* [Written exercise]: Without the pictures, output the lines of the material from the very first through the one that holds "import pandas as pd".

* [Data extract]:
::::

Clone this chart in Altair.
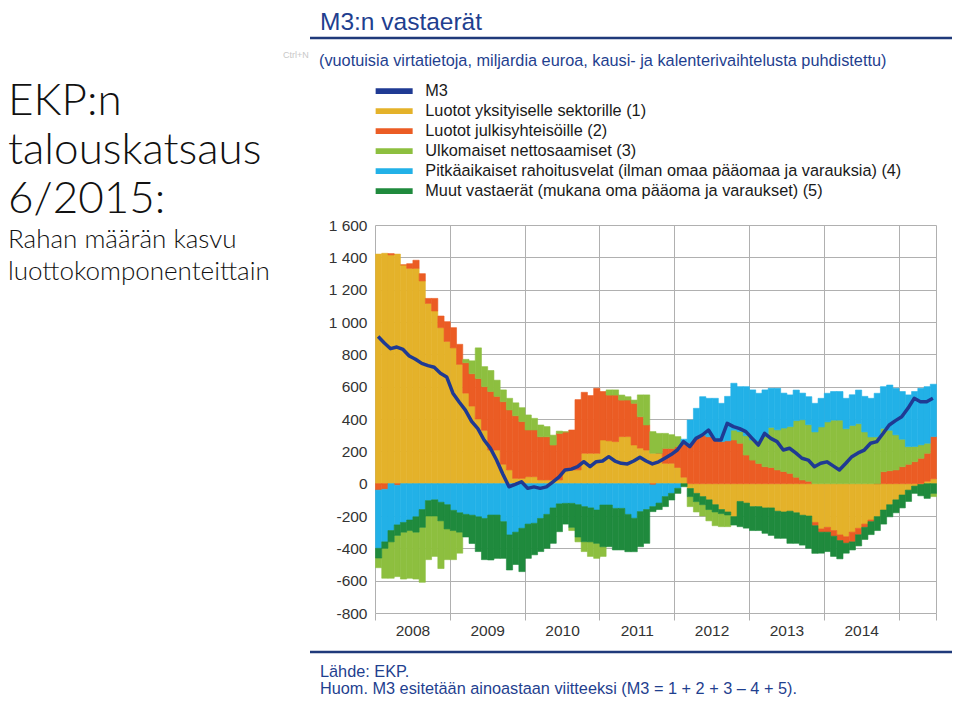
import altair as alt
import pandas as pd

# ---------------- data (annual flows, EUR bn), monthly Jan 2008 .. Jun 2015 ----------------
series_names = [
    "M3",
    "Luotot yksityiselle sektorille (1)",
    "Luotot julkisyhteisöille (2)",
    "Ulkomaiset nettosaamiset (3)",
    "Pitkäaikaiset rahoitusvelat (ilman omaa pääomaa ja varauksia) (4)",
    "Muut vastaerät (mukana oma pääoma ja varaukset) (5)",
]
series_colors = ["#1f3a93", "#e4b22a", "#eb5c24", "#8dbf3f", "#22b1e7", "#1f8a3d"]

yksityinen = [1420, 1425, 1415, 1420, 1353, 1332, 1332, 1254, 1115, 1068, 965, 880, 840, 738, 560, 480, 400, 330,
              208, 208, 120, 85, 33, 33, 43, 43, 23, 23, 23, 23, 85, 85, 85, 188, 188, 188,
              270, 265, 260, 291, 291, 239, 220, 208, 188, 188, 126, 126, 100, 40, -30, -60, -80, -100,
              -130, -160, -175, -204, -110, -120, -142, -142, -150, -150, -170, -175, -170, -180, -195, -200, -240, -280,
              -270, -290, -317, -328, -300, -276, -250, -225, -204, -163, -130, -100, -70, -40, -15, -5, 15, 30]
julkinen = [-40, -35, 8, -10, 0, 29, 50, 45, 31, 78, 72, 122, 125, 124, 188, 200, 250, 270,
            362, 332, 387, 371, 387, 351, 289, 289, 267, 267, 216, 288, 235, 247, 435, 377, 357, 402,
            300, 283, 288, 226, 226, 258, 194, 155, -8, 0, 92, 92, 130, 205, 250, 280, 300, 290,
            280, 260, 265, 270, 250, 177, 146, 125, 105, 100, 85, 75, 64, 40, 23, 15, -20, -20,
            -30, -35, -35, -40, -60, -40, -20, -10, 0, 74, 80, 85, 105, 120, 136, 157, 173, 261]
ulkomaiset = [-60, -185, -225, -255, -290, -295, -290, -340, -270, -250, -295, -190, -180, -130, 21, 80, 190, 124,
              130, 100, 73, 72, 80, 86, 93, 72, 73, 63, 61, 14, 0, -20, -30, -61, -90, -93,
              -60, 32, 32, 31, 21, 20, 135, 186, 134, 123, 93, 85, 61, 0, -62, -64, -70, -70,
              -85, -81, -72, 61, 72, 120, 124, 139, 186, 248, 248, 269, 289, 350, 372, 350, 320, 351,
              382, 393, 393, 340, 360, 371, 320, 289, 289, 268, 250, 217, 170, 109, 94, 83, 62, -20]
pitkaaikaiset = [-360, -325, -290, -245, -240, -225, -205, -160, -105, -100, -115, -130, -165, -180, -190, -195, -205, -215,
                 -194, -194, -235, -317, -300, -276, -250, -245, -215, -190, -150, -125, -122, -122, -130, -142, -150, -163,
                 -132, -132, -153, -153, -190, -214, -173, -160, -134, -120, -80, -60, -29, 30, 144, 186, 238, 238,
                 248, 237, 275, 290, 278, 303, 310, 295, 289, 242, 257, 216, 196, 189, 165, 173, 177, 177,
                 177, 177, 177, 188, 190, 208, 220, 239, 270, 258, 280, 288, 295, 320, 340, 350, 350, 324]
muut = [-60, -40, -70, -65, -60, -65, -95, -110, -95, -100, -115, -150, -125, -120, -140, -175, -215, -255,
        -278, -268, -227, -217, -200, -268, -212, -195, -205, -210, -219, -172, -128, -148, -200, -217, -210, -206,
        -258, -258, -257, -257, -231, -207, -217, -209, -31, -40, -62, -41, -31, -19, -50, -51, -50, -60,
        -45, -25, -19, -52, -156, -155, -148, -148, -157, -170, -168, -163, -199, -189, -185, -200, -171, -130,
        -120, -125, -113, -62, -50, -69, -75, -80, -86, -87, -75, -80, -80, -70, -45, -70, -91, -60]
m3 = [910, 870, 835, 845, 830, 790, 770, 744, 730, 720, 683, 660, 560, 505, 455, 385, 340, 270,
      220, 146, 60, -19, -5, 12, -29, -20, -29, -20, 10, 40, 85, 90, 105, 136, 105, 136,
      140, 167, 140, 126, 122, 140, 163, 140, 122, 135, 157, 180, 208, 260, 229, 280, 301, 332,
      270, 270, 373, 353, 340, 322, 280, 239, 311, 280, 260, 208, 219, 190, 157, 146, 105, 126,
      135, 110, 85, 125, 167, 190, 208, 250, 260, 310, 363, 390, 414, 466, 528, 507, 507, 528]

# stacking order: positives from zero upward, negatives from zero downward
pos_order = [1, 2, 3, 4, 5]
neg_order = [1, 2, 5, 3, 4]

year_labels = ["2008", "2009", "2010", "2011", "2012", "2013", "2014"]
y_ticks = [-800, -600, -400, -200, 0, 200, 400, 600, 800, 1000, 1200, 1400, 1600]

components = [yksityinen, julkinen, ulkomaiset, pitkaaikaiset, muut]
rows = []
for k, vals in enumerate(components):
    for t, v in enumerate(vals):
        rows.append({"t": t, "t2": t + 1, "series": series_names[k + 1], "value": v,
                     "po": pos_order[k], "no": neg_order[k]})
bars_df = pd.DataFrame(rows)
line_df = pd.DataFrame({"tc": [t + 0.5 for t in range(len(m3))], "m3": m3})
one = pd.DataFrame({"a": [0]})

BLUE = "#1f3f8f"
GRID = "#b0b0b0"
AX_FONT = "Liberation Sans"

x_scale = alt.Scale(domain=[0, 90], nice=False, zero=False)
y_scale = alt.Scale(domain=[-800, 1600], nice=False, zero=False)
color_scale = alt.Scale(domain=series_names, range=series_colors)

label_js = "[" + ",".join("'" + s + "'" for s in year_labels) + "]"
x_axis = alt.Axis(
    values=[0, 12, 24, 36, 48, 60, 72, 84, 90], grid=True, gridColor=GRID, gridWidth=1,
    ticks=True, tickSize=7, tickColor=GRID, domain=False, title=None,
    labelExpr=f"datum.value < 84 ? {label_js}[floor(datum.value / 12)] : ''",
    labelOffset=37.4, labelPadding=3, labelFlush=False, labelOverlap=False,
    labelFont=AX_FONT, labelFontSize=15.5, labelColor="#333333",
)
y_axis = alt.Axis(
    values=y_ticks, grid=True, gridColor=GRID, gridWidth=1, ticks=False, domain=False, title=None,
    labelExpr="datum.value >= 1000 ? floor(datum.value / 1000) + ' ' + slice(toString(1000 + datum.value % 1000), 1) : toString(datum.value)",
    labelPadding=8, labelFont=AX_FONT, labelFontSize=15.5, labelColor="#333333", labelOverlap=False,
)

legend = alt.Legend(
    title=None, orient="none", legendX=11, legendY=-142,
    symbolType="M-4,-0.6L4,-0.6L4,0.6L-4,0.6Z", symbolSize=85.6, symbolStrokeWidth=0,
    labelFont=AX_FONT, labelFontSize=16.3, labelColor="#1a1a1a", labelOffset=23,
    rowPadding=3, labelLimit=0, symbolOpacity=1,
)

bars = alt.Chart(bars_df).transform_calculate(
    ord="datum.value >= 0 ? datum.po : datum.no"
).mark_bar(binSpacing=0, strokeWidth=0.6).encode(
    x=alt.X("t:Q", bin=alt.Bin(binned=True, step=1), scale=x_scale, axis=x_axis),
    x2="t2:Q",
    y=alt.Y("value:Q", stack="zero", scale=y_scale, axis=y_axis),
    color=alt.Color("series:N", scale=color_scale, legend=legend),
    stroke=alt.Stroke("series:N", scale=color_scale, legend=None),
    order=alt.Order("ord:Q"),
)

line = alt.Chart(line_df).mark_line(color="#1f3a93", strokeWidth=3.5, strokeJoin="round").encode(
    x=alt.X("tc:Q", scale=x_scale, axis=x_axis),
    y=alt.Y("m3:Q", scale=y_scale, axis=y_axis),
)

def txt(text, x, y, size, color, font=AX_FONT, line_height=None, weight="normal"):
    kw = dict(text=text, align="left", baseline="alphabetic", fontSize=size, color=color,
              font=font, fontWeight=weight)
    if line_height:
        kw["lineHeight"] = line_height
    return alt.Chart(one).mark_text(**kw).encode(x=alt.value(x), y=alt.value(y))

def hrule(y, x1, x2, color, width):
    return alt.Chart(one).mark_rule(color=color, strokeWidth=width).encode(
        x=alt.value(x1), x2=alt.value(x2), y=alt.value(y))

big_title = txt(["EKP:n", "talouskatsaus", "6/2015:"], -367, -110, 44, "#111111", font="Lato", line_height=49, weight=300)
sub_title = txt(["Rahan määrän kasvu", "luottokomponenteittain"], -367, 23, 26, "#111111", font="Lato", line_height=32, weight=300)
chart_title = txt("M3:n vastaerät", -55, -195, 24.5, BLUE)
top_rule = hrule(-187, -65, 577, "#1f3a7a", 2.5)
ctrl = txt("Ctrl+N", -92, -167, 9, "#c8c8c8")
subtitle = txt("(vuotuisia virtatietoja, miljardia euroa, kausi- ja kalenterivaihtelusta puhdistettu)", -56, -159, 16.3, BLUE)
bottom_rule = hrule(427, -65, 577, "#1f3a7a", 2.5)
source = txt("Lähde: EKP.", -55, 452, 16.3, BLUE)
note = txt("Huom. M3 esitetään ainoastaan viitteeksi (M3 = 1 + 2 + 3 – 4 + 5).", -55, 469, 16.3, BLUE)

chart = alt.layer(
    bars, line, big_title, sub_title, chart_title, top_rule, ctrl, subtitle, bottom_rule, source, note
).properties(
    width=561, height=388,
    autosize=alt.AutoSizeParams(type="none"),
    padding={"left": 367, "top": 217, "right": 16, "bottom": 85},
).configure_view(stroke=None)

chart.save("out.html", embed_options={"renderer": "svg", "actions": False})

::::

* [Response to this exercise]:
Clone this chart in Altair.
import altair as alt
import pandas as pd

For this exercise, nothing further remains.